The Waste Management Phoenix Open starts in two days. This tournament has been one of my favorites over the years because of the caddie races and the interaction of the players with the golfing fans. Unfortunately, my excitement is waning for this event. The first blow came in 2013 when they cancelled the caddie races and to add salt to my wounds, this year, the players are not allowed to give out swag on the 16th hole. I guess the over indulging and exuberant fans were taking away from the real reason they were there; to watch professional golf.
This year, after a 14 year hiatus from the Waste Management tournament, Tiger Woods chose this event to return to professional golf after 10 months of rehab. He and Chris Como, his new swing coach, will be trying to make their way back into the winners circle. I do not expect too much from Woods this weekend, but it will be great to see him golfing again.
Other notables like Jordan Spieth, Patrick Reed, Rickie Fowler, Phil Mickelson, Bubba Watson and Graham DeLaet will be teeing it this weekend. If they have anything to do with it, Woods triumphant return will be short lived. Woods, Spieth, and Reed will be playing partners for the two days and Mickelson and Fowler will be in another group. I am pretty sure the coverage of both days will focus on these players regardless of how they are playing.
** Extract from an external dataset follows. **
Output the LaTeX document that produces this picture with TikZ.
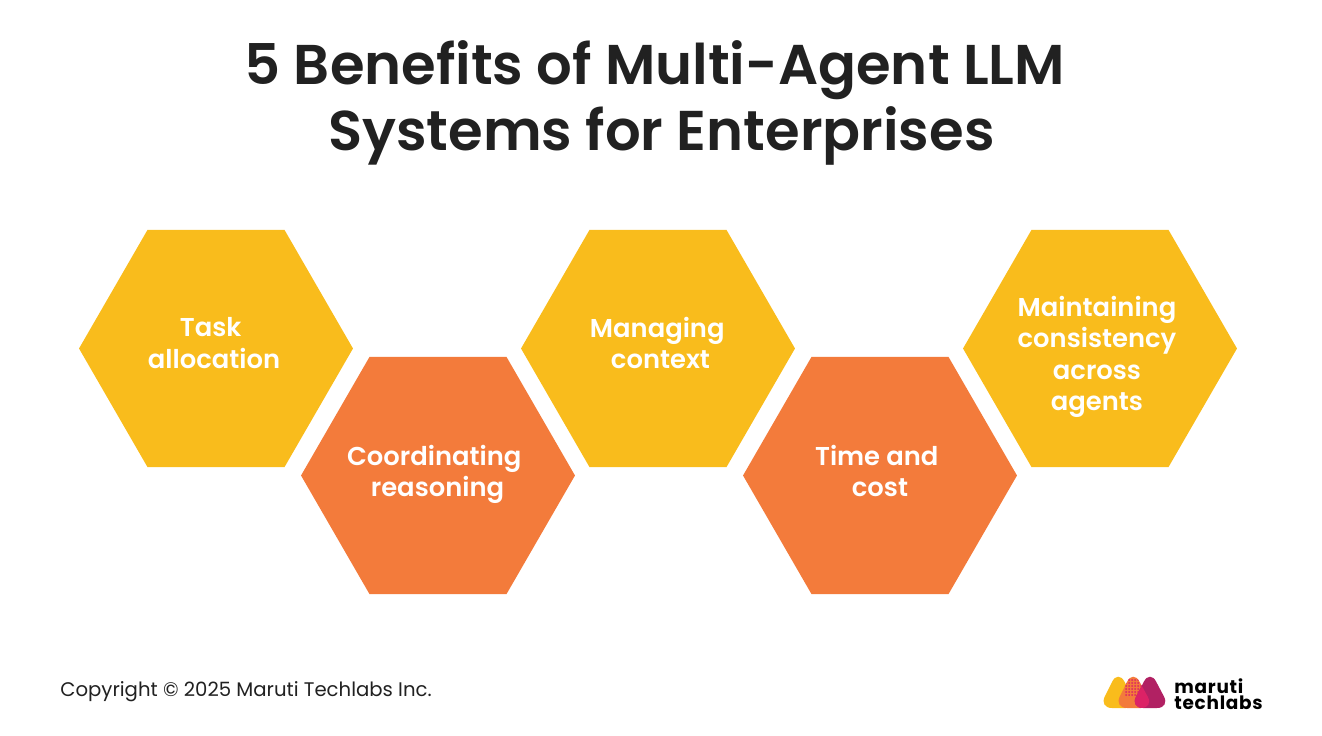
\documentclass[tikz,border=0pt]{standalone}
\usepackage{fontspec}
\setmainfont{Poppins}
\newfontfamily\semibold{Poppins SemiBold}
\newfontfamily\logofont[LetterSpace=4]{Poppins}
\usetikzlibrary{shapes.geometric}
\definecolor{hexyellow}{HTML}{F9BC1C}
\definecolor{hexorange}{HTML}{F37B3B}
\definecolor{titlegray}{HTML}{212121}
\definecolor{logopink}{HTML}{DC2266}
\definecolor{logoplum}{HTML}{B12163}
\newcommand{\trail}{\hspace*{0.13cm}}
\begin{document}
\begin{tikzpicture}[x=0.02cm,y=-0.02cm,
        hexa/.style = {regular polygon,
            regular polygon sides=6,
            minimum size = 5.48cm,
            inner sep = 0pt},
        gold/.style = {hexa, fill=hexyellow},
        tangerine/.style = {hexa, fill=hexorange},
        hexlabel/.style = {inner sep=0pt,
            font=\fontsize{14.7}{17.8}\semibold,
            text=white,
            align=center}]

        \useasboundingbox (0,0) rectangle (1322,736);

        % Title
        \node[font=\fontsize{31.9}{37.6}\semibold, text=titlegray, align=center] (title) at (661.5,103) {5 Benefits of Multi-Agent LLM\hspace*{0.27cm}\\Systems for Enterprises};

        % Hexagons
        \node[gold] (task) at (216,348.5) {};
        \node[tangerine] (reasoning) at (438,475.5) {};
        \node[gold] (context) at (658,348.5) {};
        \node[tangerine] (cost) at (880,475.5) {};
        \node[gold] (agents) at (1100,348.5) {};

        % Hexagon labels
        \node[hexlabel] (tasklabel) at (214,343) {Task\trail\\allocation};
        \node[hexlabel] (reasoninglabel) at (437.5,474.5) {Coordinating\trail\\reasoning};
        \node[hexlabel] (contextlabel) at (660.5,343) {Managing\trail\\context};
        \node[hexlabel] (costlabel) at (880,471) {Time and\trail\\cost};
        \node[hexlabel] (agentslabel) at (1097,357) {Maintaining\\consistency\\across\\agents};

        % Footer
        \node[anchor=west, inner sep=0pt, font=\fontsize{11.2}{13}\selectfont, text=titlegray] (copyright) at (60,692) {Copyright © 2025 Maruti Techlabs Inc.};

        % Logo
        \begin{scope}[rounded corners=0.26cm]
            \fill[hexyellow] (1118,670) -- (1099,708) -- (1139,708) -- cycle;
            \fill[hexorange] (1133,670) -- (1114,708) -- (1154,708) -- cycle;
            \fill[logoplum] (1150,670) -- (1130,708) -- (1170,708) -- cycle;
            \begin{scope}
                \clip (1133,670) -- (1114,708) -- (1154,708) -- cycle;
                \fill[logopink] (1150,670) -- (1130,708) -- (1170,708) -- cycle;
                \foreach \dx in {1126,1129,...,1144}
                    \foreach \dy in {680,683,...,695}
                        \fill[logopink] (\dx,\dy) circle (0.02cm);
            \end{scope}
        \end{scope}
        \node[anchor=west, inner sep=0pt, font=\fontsize{10.5}{9.2}\logofont\bfseries, text=black, align=left] (logotext) at (1174,694) {maruti\\techlabs};

    \end{tikzpicture}
\end{document}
As this weekend unfolds, I expect plenty of media coverage to focus on the 16th hole. This is one of the best holes in golf. The stadium just enhances the atmosphere for the fans. It looks like a Roman Coliseum where to people go crazy as the gladiators enter the field of battle. Well that was before the PGA cancelled caddie races and swag give away….but I transgress. It is still one of my favorite holes in golf.
The Waste Management Phoenix Open should be a great tournament this weekend. I know who is my favorite. But what I really want to know is who is yours?
The PGA decided to ban the Caddie Races on the 16th hole at the Waste Management Phoenix Open! The PGA said: “PGA tour officials say they decided to ban the caddie races over safety concerns. In an interview with the Golf Channel, tour officials said “running 150 yards puts caddies at risk for injury. I had caddies come to me at Phoenix and at Colonial saying “this is ridiculous, it’s like we are a carnival show.”” It makes one wonder if this is the real reason.
Having carried a rucksack weighing 60-70 pounds, I can say without doubt that running 150 yards with that much weight is very difficult, possible hazardous, and one of those things I would not voluntarily do. Knowing the difficult and possible dangers, is there an unfair expectation for caddies to perform for the crowd?
Golf, like all other sports, is played for personal pride and entertainment of the fans. The tournament in Phoenix is one of the most popular events on tour partly because of the scoring and mostly because of the fan interaction. Without question, the focal point of fan participation is the 16th hole. Approximately 20,000 fans are packed in like sardines around a 150-yard hole; the electric atmosphere of anticipation rises and crashes like the waves on a beach. The fans love the venue and love the entertainment.
The caddie races were part of the entertainment, but not part of golf. More than likely, the PGA does not want a ‘Happy Gilmore’ atmosphere at other tournaments.
The current culture of golf is mature, calm, and focused. Although there are exciting moments, like Sergio Garcia climbing a tree to hit a shot at Bayhill, they are more highlights than the norm. Not surprisingly, there is a quiet expectation at each event orchestrated by the PGA and not a carnival atmosphere hoped by the fans. The focus is on the players, not the side-show entertainment off the course.
No Caddie Races! Is this really a big deal? Does the PGA have a point? It is difficult to ascertain the real reason for the change, but it appears to have no effect on the entertainment value of the 16th hole. Or does it?
The Waste Management Phoenix Open starts today. It is one of the most exciting tournaments of the year for fans because of the interaction on the 16th hole. This stadium style hole provides a unique opportunity for up close and personal entertainment not experienced on any professional tour.
During last years tournament did not disappoint. Winner Phil Mickelson’s lip out for 59, the antics on the 16th hole, the hole outs from the fairway, and Rick Fowler winning the inaugural “Going for the Green” closest-to-the-pin contest are just a few highlights of 2013.
The Waste Management Phoenix Open offers things that most subdued events do not….endless excitement! This professional golfer tournament is like no other.
The expectations of this fan crazed event seem to have changed in recent history. Each year, the fans on the 16th hole get louder and more rambunctious. Is this what golf needs to attract new fans and sponsors? Or, does this event take away from the true nature of golf?
Personally, I like the Waste Management Phoenix Open. I believe that once or twice a year this type of fun is great for golf. The players know what to expect and embrace their role as entertainers.